▸ WHAT TO WORK ON:
Can you transcribe the data exactly? Leave the pictures out.

▸ DATA:
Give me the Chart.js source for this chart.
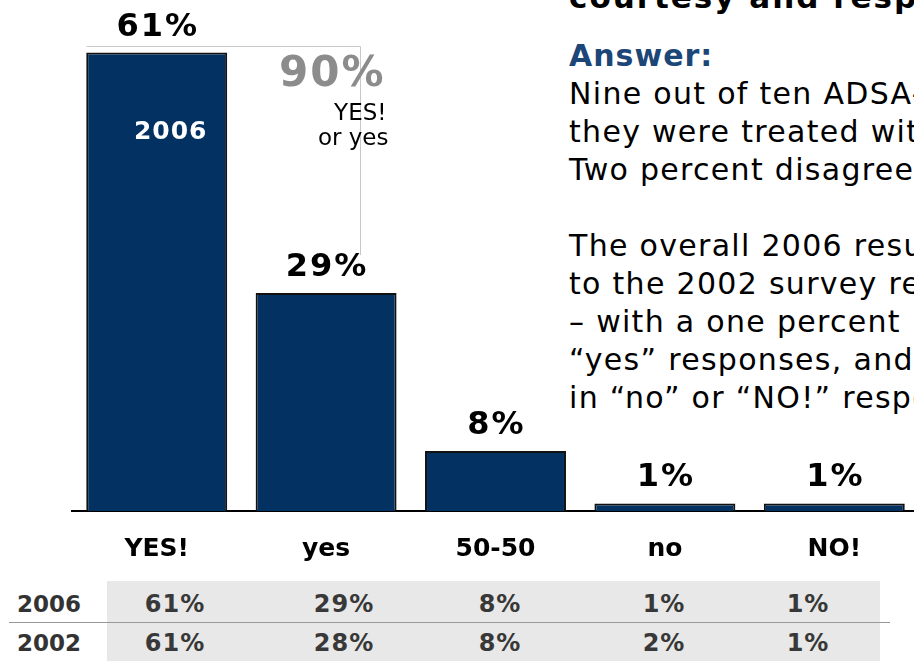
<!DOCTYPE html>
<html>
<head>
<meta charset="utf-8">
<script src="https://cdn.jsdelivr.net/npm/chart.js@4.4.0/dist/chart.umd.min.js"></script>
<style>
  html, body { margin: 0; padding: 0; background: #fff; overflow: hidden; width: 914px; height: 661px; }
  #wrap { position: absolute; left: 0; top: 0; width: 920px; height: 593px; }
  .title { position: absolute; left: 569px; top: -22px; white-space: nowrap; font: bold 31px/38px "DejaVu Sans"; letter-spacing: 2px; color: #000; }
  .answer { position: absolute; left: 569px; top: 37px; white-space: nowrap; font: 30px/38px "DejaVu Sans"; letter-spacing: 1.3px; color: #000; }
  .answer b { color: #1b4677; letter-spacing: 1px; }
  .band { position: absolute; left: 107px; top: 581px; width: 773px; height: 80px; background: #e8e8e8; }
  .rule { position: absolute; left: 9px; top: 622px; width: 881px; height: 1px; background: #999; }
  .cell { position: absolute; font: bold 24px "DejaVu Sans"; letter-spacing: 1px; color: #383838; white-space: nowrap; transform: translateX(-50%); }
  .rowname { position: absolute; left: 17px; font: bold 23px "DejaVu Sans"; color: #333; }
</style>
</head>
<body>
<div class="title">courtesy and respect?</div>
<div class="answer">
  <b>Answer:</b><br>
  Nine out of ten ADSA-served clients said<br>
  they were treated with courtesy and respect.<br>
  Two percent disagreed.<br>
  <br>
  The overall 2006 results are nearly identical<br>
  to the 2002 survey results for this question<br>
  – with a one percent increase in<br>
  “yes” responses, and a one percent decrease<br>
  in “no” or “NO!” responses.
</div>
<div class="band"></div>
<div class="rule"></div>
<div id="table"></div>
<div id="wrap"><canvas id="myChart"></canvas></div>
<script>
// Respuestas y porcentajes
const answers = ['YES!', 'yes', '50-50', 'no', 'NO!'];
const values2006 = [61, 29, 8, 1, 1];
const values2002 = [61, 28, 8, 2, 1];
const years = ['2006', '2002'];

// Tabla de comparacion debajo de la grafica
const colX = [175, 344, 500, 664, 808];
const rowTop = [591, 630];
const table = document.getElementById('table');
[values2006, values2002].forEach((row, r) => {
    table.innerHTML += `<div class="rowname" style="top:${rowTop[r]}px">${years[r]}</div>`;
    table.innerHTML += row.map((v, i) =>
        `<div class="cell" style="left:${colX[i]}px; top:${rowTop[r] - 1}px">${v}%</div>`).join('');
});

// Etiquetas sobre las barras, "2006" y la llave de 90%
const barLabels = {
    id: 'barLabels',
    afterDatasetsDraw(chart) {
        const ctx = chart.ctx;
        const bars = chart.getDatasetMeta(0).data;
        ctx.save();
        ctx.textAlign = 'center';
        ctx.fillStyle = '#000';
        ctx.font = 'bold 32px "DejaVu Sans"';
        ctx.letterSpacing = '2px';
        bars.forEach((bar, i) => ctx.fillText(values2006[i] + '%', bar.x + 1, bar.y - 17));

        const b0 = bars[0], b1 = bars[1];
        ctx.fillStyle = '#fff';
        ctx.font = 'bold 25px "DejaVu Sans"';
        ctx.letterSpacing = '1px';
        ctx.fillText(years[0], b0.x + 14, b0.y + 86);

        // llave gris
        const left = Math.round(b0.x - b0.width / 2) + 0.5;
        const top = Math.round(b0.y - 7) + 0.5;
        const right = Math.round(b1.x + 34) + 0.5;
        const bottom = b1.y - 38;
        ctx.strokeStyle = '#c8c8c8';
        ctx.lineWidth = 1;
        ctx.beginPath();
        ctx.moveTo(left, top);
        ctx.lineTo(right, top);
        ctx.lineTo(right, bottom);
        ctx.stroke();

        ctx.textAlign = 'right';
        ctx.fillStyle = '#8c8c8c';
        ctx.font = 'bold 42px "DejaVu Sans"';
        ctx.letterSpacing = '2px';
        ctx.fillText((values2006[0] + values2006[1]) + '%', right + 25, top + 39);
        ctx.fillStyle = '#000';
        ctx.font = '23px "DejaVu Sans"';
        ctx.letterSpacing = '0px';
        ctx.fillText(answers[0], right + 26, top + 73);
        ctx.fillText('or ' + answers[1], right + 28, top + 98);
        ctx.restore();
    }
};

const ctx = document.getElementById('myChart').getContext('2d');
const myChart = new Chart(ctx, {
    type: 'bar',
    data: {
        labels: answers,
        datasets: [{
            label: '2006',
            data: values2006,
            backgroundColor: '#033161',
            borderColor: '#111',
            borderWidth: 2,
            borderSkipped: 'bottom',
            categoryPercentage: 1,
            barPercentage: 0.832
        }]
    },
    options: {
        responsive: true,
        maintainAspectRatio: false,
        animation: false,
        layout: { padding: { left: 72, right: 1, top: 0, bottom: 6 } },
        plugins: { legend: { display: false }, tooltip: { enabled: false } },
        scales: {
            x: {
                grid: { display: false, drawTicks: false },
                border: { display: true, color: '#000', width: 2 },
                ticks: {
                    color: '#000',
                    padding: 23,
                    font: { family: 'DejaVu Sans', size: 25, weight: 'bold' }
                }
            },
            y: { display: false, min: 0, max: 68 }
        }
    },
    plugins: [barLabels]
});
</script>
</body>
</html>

▸ SOLUTION TO THIS PROBLEM:
Give me the Chart.js source for this chart.
<!DOCTYPE html>
<html>
<head>
<meta charset="utf-8">
<script src="https://cdn.jsdelivr.net/npm/chart.js@4.4.0/dist/chart.umd.min.js"></script>
<style>
  html, body { margin: 0; padding: 0; background: #fff; overflow: hidden; width: 914px; height: 661px; }
  #wrap { position: absolute; left: 0; top: 0; width: 920px; height: 593px; }
  .title { position: absolute; left: 569px; top: -22px; white-space: nowrap; font: bold 31px/38px "DejaVu Sans"; letter-spacing: 2px; color: #000; }
  .answer { position: absolute; left: 569px; top: 37px; white-space: nowrap; font: 30px/38px "DejaVu Sans"; letter-spacing: 1.3px; color: #000; }
  .answer b { color: #1b4677; letter-spacing: 1px; }
  .band { position: absolute; left: 107px; top: 581px; width: 773px; height: 80px; background: #e8e8e8; }
  .rule { position: absolute; left: 9px; top: 622px; width: 881px; height: 1px; background: #999; }
  .cell { position: absolute; font: bold 24px "DejaVu Sans"; letter-spacing: 1px; color: #383838; white-space: nowrap; transform: translateX(-50%); }
  .rowname { position: absolute; left: 17px; font: bold 23px "DejaVu Sans"; color: #333; }
</style>
</head>
<body>
<div class="title">courtesy and respect?</div>
<div class="answer">
  <b>Answer:</b><br>
  Nine out of ten ADSA-served clients said<br>
  they were treated with courtesy and respect.<br>
  Two percent disagreed.<br>
  <br>
  The overall 2006 results are nearly identical<br>
  to the 2002 survey results for this question<br>
  – with a one percent increase in<br>
  “yes” responses, and a one percent decrease<br>
  in “no” or “NO!” responses.
</div>
<div class="band"></div>
<div class="rule"></div>
<div id="table"></div>
<div id="wrap"><canvas id="myChart"></canvas></div>
<script>
// Respuestas y porcentajes
const answers = ['YES!', 'yes', '50-50', 'no', 'NO!'];
const values2006 = [61, 29, 8, 1, 1];
const values2002 = [61, 28, 8, 2, 1];
const years = ['2006', '2002'];

// Tabla de comparacion debajo de la grafica
const colX = [175, 344, 500, 664, 808];
const rowTop = [591, 630];
const table = document.getElementById('table');
[values2006, values2002].forEach((row, r) => {
    table.innerHTML += `<div class="rowname" style="top:${rowTop[r]}px">${years[r]}</div>`;
    table.innerHTML += row.map((v, i) =>
        `<div class="cell" style="left:${colX[i]}px; top:${rowTop[r] - 1}px">${v}%</div>`).join('');
});

// Etiquetas sobre las barras, "2006" y la llave de 90%
const barLabels = {
    id: 'barLabels',
    afterDatasetsDraw(chart) {
        const ctx = chart.ctx;
        const bars = chart.getDatasetMeta(0).data;
        ctx.save();
        ctx.textAlign = 'center';
        ctx.fillStyle = '#000';
        ctx.font = 'bold 32px "DejaVu Sans"';
        ctx.letterSpacing = '2px';
        bars.forEach((bar, i) => ctx.fillText(values2006[i] + '%', bar.x + 1, bar.y - 17));

        const b0 = bars[0], b1 = bars[1];
        ctx.fillStyle = '#fff';
        ctx.font = 'bold 25px "DejaVu Sans"';
        ctx.letterSpacing = '1px';
        ctx.fillText(years[0], b0.x + 14, b0.y + 86);

        // llave gris
        const left = Math.round(b0.x - b0.width / 2) + 0.5;
        const top = Math.round(b0.y - 7) + 0.5;
        const right = Math.round(b1.x + 34) + 0.5;
        const bottom = b1.y - 38;
        ctx.strokeStyle = '#c8c8c8';
        ctx.lineWidth = 1;
        ctx.beginPath();
        ctx.moveTo(left, top);
        ctx.lineTo(right, top);
        ctx.lineTo(right, bottom);
        ctx.stroke();

        ctx.textAlign = 'right';
        ctx.fillStyle = '#8c8c8c';
        ctx.font = 'bold 42px "DejaVu Sans"';
        ctx.letterSpacing = '2px';
        ctx.fillText((values2006[0] + values2006[1]) + '%', right + 25, top + 39);
        ctx.fillStyle = '#000';
        ctx.font = '23px "DejaVu Sans"';
        ctx.letterSpacing = '0px';
        ctx.fillText(answers[0], right + 26, top + 73);
        ctx.fillText('or ' + answers[1], right + 28, top + 98);
        ctx.restore();
    }
};

const ctx = document.getElementById('myChart').getContext('2d');
const myChart = new Chart(ctx, {
    type: 'bar',
    data: {
        labels: answers,
        datasets: [{
            label: '2006',
            data: values2006,
            backgroundColor: '#033161',
            borderColor: '#111',
            borderWidth: 2,
            borderSkipped: 'bottom',
            categoryPercentage: 1,
            barPercentage: 0.832
        }]
    },
    options: {
        responsive: true,
        maintainAspectRatio: false,
        animation: false,
        layout: { padding: { left: 72, right: 1, top: 0, bottom: 6 } },
        plugins: { legend: { display: false }, tooltip: { enabled: false } },
        scales: {
            x: {
                grid: { display: false, drawTicks: false },
                border: { display: true, color: '#000', width: 2 },
                ticks: {
                    color: '#000',
                    padding: 23,
                    font: { family: 'DejaVu Sans', size: 25, weight: 'bold' }
                }
            },
            y: { display: false, min: 0, max: 68 }
        }
    },
    plugins: [barLabels]
});
</script>
</body>
</html>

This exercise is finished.